The CAPTCHA’s are also used for any kind of online poll.  So, for example, suppose your municipality wants to vote on the best location for a festival.  In order to avoid computer-generated voting (to bias the results), they might include a CAPTCHA to be sure there is a person casting the vote.    Sometimes blog sites include a CAPTCHA to ensure the comments on posts are not just spam.

The CAPTCHA is an interesting use of the technology, but the reCAPTCHA does more.  Early on we saw only one word used in a CAPTCHA, but usually you now see two as in the image above.  When there are two words involved, it is called a reCAPTCHA.  These puzzles not only prevent bots and spams from causing problems, they help to digitize books, newspapers and old time radio shows.

Think about how long it would take to type in the content of an old book.  Even if you use scanning software and text recognition software, it will take a long time because the original is old, yellowed, perhaps torn and for other reasons hard to read;  the results of the scan and text recognition are not very reliable.  An example of a scanned bit of text (taken from the CAPTCHA site) is shown below.  You can see the errors in the interpretation.
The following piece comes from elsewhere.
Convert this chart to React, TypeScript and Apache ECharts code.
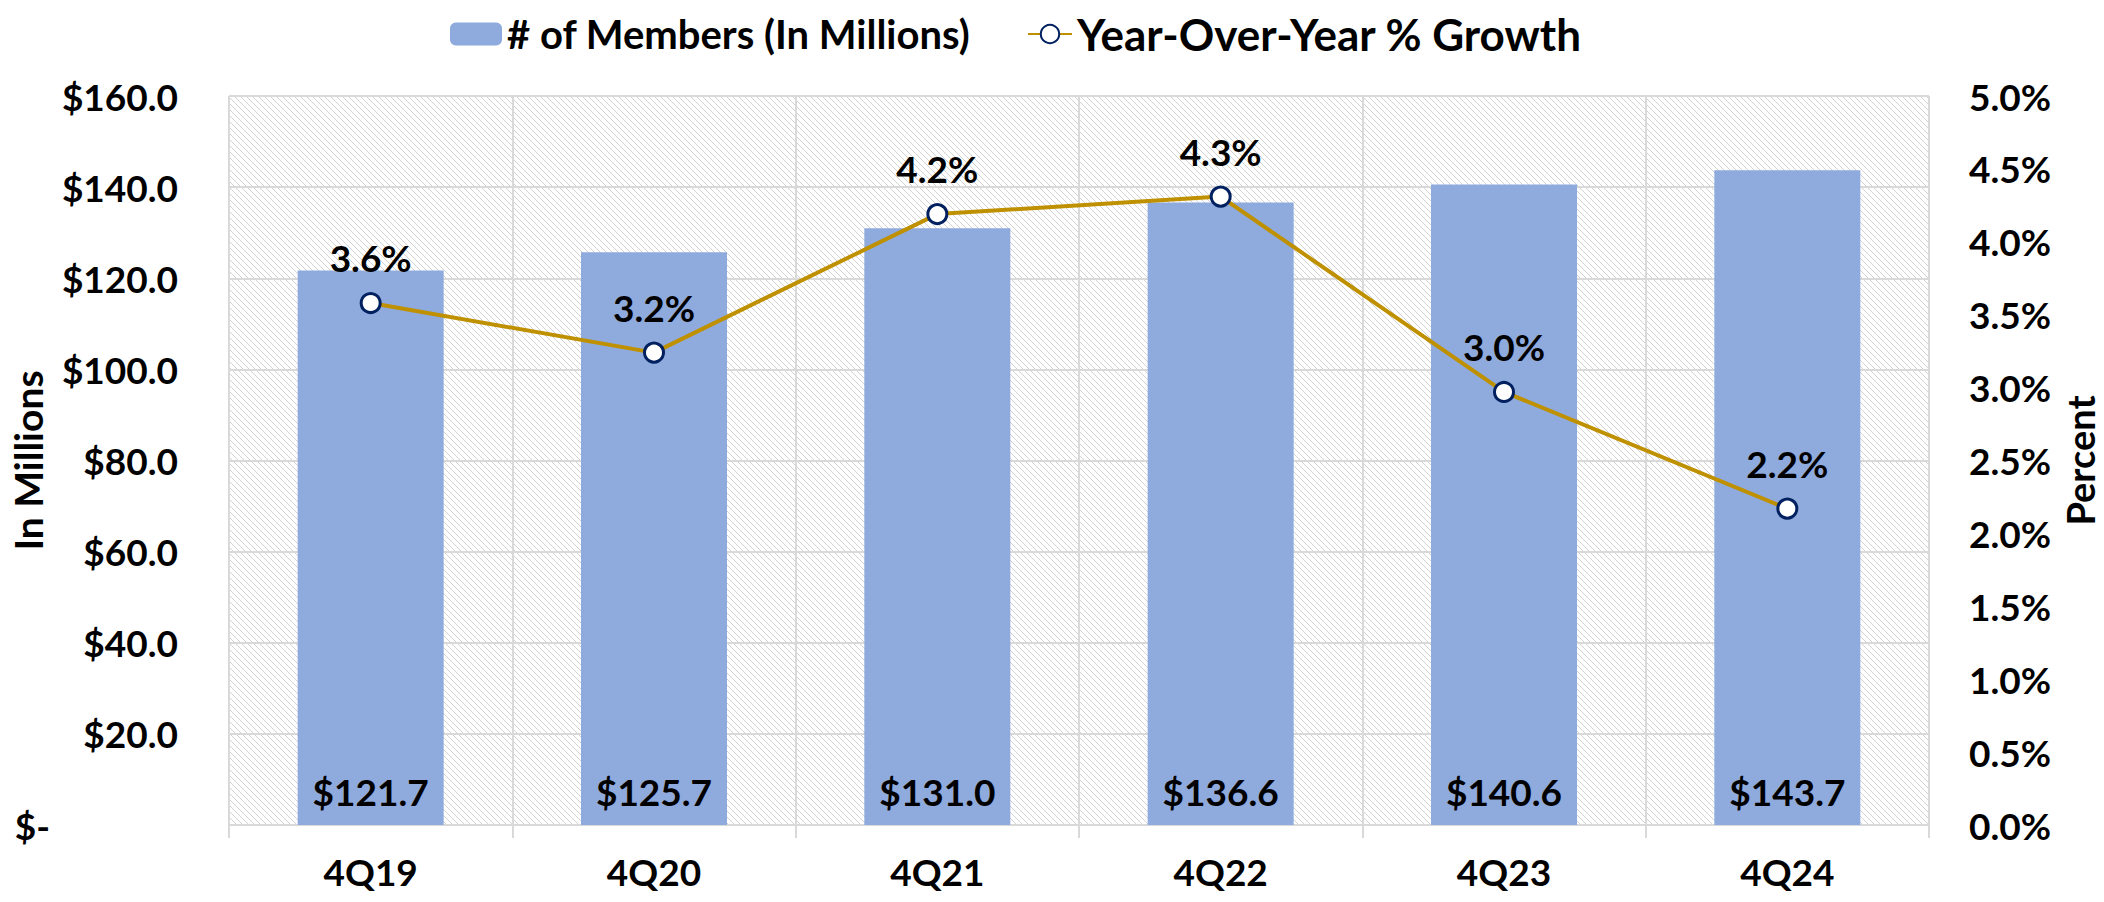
import React, { useEffect, useRef } from "react";
import * as echarts from "echarts";

const categories = ["4Q19", "4Q20", "4Q21", "4Q22", "4Q23", "4Q24"];
const members = [121.7, 125.7, 131.0, 136.6, 140.6, 143.7];
const growth = [3.58, 3.24, 4.19, 4.31, 2.97, 2.17];
const leftTicks = { min: 0, max: 160, interval: 20 };
const rightTicks = { min: 0, max: 5, interval: 0.5 };
const seriesNames = ["# of Members (In Millions)", "Year-Over-Year % Growth"];

const FONT = "Lato";

function makeHatch(): HTMLCanvasElement {
  const c = document.createElement("canvas");
  const s = 6;
  c.width = s;
  c.height = s;
  const ctx = c.getContext("2d")!;
  ctx.fillStyle = "#ffffff";
  ctx.fillRect(0, 0, s, s);
  ctx.fillStyle = "#d2d2d2";
  for (let i = 0; i < s; i++) ctx.fillRect(i, i, 1, 1);
  return c;
}

export default function App() {
  const ref = useRef<HTMLDivElement>(null);
  useEffect(() => {
    document.body.style.margin = "0";
    const chart = echarts.init(ref.current!, null, { renderer: "svg" });
    const labelStyle = { fontFamily: FONT, fontWeight: "bold" as const, fontSize: 37, color: "#000" };
    chart.setOption({
      animation: false,
      backgroundColor: "#ffffff",
      textStyle: { fontFamily: FONT },
      legend: [
        {
          data: [seriesNames[0]],
          left: 445,
          top: 9,
          itemWidth: 52,
          itemHeight: 23,
          textStyle: { ...labelStyle, fontSize: 40 },
        },
        {
          data: [seriesNames[1]],
          left: 1022,
          top: 7,
          itemWidth: 44,
          itemHeight: 23,
          textStyle: { ...labelStyle, fontSize: 44 },
        },
      ],
      grid: {
        left: 229,
        right: 175,
        top: 96,
        bottom: 77,
        outerBoundsMode: "none",
        containLabel: false,
        show: true,
        backgroundColor: { image: makeHatch(), repeat: "repeat" },
        borderWidth: 0,
      },
      xAxis: {
        type: "category",
        data: categories,
        axisLine: { show: true, lineStyle: { color: "#d9d9d9", width: 2 } },
        axisTick: { show: true, length: 13, lineStyle: { color: "#d9d9d9", width: 2 } },
        splitLine: { show: true, lineStyle: { color: "#d9d9d9", width: 2 } },
        axisLabel: { ...labelStyle, margin: 28 },
      },
      yAxis: [
        {
          type: "value",
          ...leftTicks,
          name: "In Millions",
          nameLocation: "middle",
          nameRotate: 90,
          nameGap: 182,
          nameMoveOverlap: false,
          nameTextStyle: { ...labelStyle, fontSize: 39 },
          axisLine: { show: false },
          axisTick: { show: false },
          splitLine: { show: true, lineStyle: { color: "#d9d9d9", width: 2 } },
          axisLabel: {
            ...labelStyle,
            margin: 51,
            formatter: (v: number) => (v === 0 ? "{z|$-}" : "$" + v.toFixed(1)),
            rich: {
              z: { ...labelStyle, padding: [0, 128, 0, 0] },
            },
          },
        },
        {
          type: "value",
          ...rightTicks,
          position: "right",
          name: "Percent",
          nameLocation: "middle",
          nameRotate: 90,
          nameGap: 132,
          nameMoveOverlap: false,
          nameTextStyle: { ...labelStyle, fontSize: 38 },
          axisLine: { show: false },
          axisTick: { show: false },
          splitLine: { show: false },
          axisLabel: {
            ...labelStyle,
            margin: 40,
            formatter: (v: number) => v.toFixed(1) + "%",
          },
        },
      ],
      series: [
        {
          name: seriesNames[0],
          type: "bar",
          data: members,
          barWidth: 146,
          itemStyle: { color: "#8FAADC" },
          label: {
            show: true,
            position: "insideBottom",
            distance: 15,
            ...labelStyle,
            formatter: (p: any) => "$" + Number(p.value).toFixed(1),
          },
        },
        {
          name: seriesNames[1],
          type: "line",
          yAxisIndex: 1,
          data: growth,
          symbol: "circle",
          symbolSize: 19,
          lineStyle: { color: "#BF9000", width: 4 },
          itemStyle: { color: "#ffffff", borderColor: "#002060", borderWidth: 3 },
          label: {
            show: true,
            position: "top",
            distance: 16,
            ...labelStyle,
            formatter: (p: any) => Number(p.value).toFixed(1) + "%",
          },
          z: 5,
        },
      ],
    });
    return () => chart.dispose();
  }, []);
  return (
    <div
      ref={ref}
      style={{ position: "absolute", left: 0, top: 0, width: 2104, height: 902 }}
    />
  );
}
The results of a scan of an old text

It would be useful to find a group of people who would help identify and correct mistakes from the scanning of the old documents.  As stated before, there are over 200 million CAPTCHA’s solved each day, each taking about 10 seconds to do.  If you could get the people using the websites to check the words, that would give you over 150,000 hours of work each day — FREE!

But, you ask, how do you know if the person is entering the data correctly?  The reCAPTCHA provides two words, one you know and one which is taken from one of these old books or magazines.  When the person enters the two words, the software checks the first word (the one that is known) and if that word correctly matches, then we can assume the second word is correct too.  If we have multiple people who receive the second word (the one from the old document), and they all agree on the word, we have more confidence that we have gotten the correct word.

So, every time you enter a reCAPTCHA, you are not only preventing SPAM, but also helping to digitalize an old document!  The CAPTCHA folks have other projects that we will address at another time.